The applicant was convicted after a jury trial of having received a stolen motor vehicle between 7 January 1987 when it was stolen and 10 May 1990 when it was found in his possession. A Ford Fairlane was stolen from the Department of Health. The applicant had bought a similar vehicle from the same dealer about the same time. Subsequently, the applicant's vehicle suffered considerable damage but the engine and the transmission remained serviceable. The applicant had these removed and placed in the other Fairlane which had come into his possession, the engine in the stolen vehicle needing repair. He attempted to change the chassis number on the stolen vehicle to match the number of his own engine. This nearly succeeded. It failed because of a mistake made by his friend in transposing the number. Judge Bell described the scheme as "pre-meditated and quite sophisticated". The applicant intended the vehicle for his own use and not to sell it.
At the time of sentencing on 31 July 1992 the applicant was 37 and had no previous convictions. He told the police that he had been a party to a fraud on the liquidator of one of his own companies, changing the number of a company car so that he could continue to use it and defeat the liquidator's claim. He was married with a dependent family. He had started a new business and was working very long hours.
The sentence was, at the time of its imposition, correct. It recognised the serious objective criminality and the favourable subjective features. The Crown accepted that, having regard to the sorry history of the matter since then, it did fall within a class of case described by Gleeson CJ in R v. Sommerville (1995) 36 NSWLR 184 at 189 as "one of those exceptional cases in which by reason of a combination of circumstances following the original sentencing there can be seen to have been miscarriage of justice". The Crown did not oppose the application for leave to appeal out of time; this was a matter for the Court. The Crown took the view that if such leave were granted there should be some adjustment of the original sentence imposed by Judge Bell.

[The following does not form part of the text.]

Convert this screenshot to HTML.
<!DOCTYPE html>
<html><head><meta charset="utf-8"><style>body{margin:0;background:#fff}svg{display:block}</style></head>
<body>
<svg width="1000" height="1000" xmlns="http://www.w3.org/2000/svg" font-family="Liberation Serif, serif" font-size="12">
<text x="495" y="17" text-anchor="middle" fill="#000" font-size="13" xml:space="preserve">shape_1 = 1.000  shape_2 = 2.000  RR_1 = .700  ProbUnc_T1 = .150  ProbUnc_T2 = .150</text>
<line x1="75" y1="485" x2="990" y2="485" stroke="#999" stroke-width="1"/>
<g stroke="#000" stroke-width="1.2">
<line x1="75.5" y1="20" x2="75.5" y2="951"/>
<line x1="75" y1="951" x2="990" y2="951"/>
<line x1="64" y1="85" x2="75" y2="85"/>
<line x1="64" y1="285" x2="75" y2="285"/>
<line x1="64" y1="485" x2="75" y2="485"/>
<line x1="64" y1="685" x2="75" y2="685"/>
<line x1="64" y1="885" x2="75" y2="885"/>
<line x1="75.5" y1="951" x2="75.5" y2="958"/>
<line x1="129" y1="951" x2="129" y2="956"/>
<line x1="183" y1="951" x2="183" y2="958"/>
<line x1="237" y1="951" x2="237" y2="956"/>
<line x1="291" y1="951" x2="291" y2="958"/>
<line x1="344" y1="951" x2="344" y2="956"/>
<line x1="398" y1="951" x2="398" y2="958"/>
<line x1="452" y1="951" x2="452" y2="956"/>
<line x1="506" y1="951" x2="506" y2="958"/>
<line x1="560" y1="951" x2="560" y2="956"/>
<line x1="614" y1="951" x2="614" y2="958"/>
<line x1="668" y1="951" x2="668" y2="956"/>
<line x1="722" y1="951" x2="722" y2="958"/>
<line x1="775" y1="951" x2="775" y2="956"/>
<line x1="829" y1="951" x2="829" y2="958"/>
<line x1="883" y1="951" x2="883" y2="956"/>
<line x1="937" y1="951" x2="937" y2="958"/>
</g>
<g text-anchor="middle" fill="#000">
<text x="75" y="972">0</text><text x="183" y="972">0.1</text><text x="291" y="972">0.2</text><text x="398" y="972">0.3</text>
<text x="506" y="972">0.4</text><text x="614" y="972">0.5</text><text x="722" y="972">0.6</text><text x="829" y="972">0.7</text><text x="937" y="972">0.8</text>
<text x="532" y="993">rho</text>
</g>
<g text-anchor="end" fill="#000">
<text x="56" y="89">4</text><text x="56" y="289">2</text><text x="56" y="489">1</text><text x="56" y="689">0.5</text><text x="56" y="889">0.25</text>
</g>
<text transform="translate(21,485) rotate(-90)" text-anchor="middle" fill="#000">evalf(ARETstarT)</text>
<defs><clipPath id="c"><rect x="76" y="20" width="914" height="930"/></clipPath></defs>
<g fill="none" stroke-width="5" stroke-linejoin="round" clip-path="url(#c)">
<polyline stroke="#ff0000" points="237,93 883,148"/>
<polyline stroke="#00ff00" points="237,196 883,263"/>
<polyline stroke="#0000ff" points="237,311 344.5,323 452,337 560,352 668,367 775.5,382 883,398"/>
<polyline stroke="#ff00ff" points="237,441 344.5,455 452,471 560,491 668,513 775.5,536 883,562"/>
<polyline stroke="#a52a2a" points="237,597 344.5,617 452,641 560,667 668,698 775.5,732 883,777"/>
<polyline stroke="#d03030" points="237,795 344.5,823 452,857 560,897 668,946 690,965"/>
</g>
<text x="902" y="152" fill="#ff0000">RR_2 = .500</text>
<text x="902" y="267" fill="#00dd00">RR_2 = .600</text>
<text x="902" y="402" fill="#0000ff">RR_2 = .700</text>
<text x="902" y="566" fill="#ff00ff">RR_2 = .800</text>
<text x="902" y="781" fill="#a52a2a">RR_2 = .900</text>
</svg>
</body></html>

This Court has been provided with a reference by the company which "employs" the applicant as " a owner/driver contractor". This reference speaks highly of his work and his application. The pre-sentence report of 31 July 1992 assessed the applicant as suitable for community service.
As pointed out in the earlier reasons, the applicant has served 42 days in continuous full time custody and one weekend in custody. He is entitled to credits for Christmas and Easter. In the normal course, subject to satisfactory conduct, a person serving periodic detention would not serve much more than about 35-36 days in prison out of a sentence of 12 months periodic detention. The rest of the sentence would be served on various projects outside prison but under supervision.

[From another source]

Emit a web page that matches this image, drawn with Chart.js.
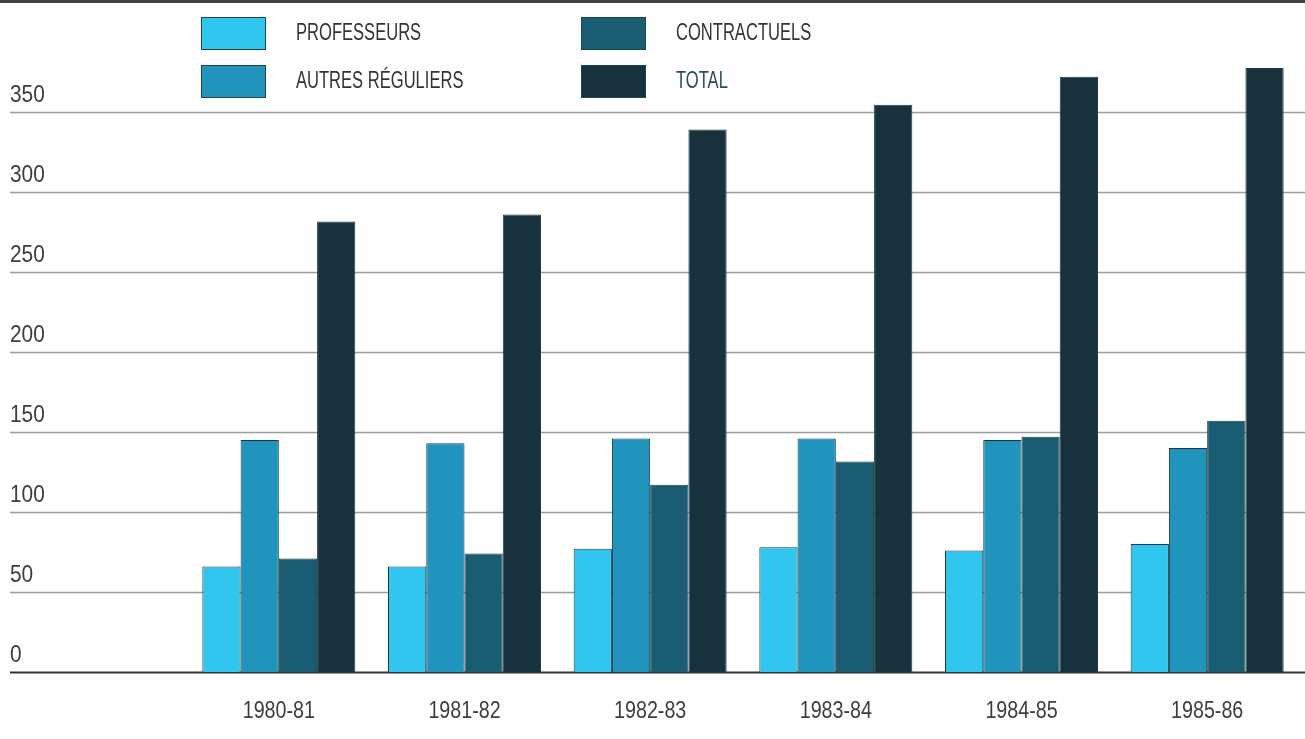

Notwithstanding that the applicant has not been convicted of any offences since 31 July 1992 and appears to have worked hard and been a good family man, the gravity of the criminal conduct involved in the receiving does not permit the imposition of a recognisance.

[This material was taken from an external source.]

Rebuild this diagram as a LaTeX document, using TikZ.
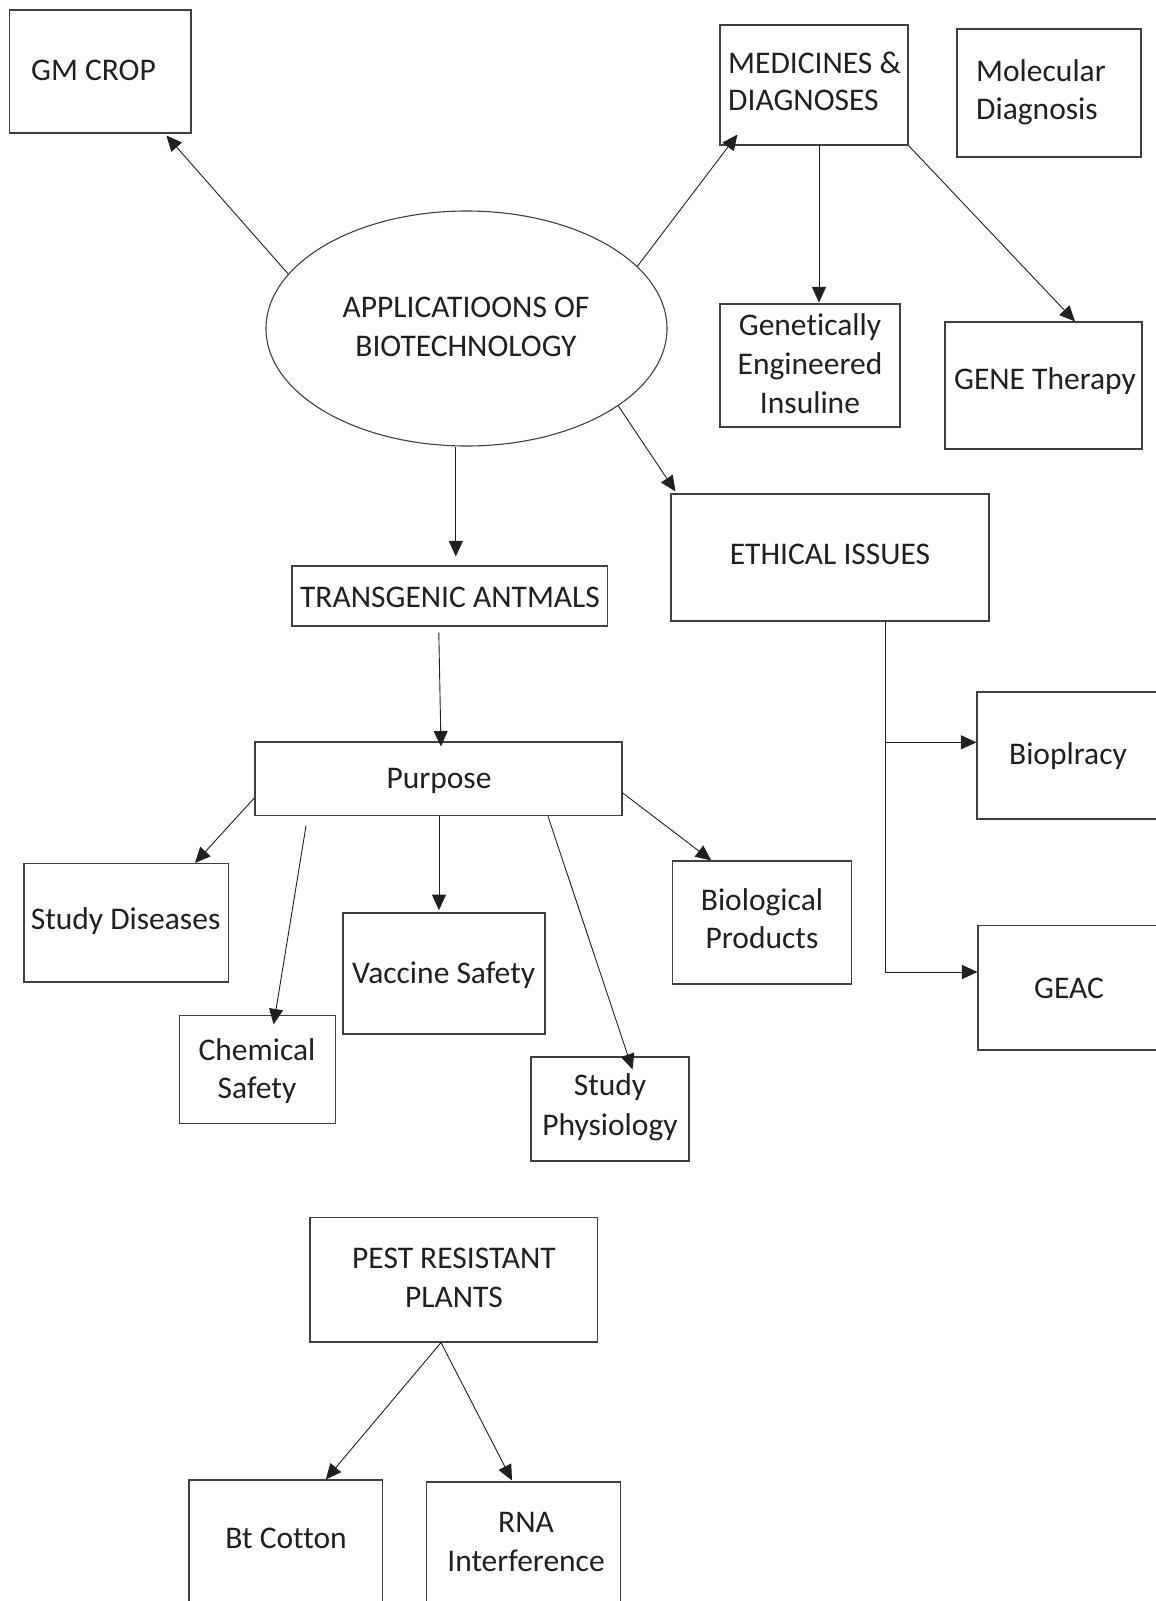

Taking into account the periods already spent in custody and the unfortunate history of this matter, including the delay, the correct sentence is one which will require the applicant to serve 400 hours community service.
Accordingly I propose:
1(a) Leave to appeal against the sentence imposed by Judge H H Bell on 31 July 1992;
(b) Appeal against the sentence imposed by Judge H H Bell allowed;
(c) In lieu of the sentence imposed by Judge H H Bell, remit to a single judge of this Court pursuant to s.12(2) of the Criminal Appeal Act 1912 to finalise the terms of a Community Service Order requiring 400 hours community service; in the event of any difficulty arising as to such an order the matter to be referred back to this Court;
(d) Direct that the matter be dealt with by a single judge on 17 April 1995 at 9.30 am or at such other time as may be appointed by a single judge;
2(a) Leave to appeal from the sentence imposed by Chief Judge Blanch on 20 September 1995;
(b) Appeal allowed. Sentence quashed.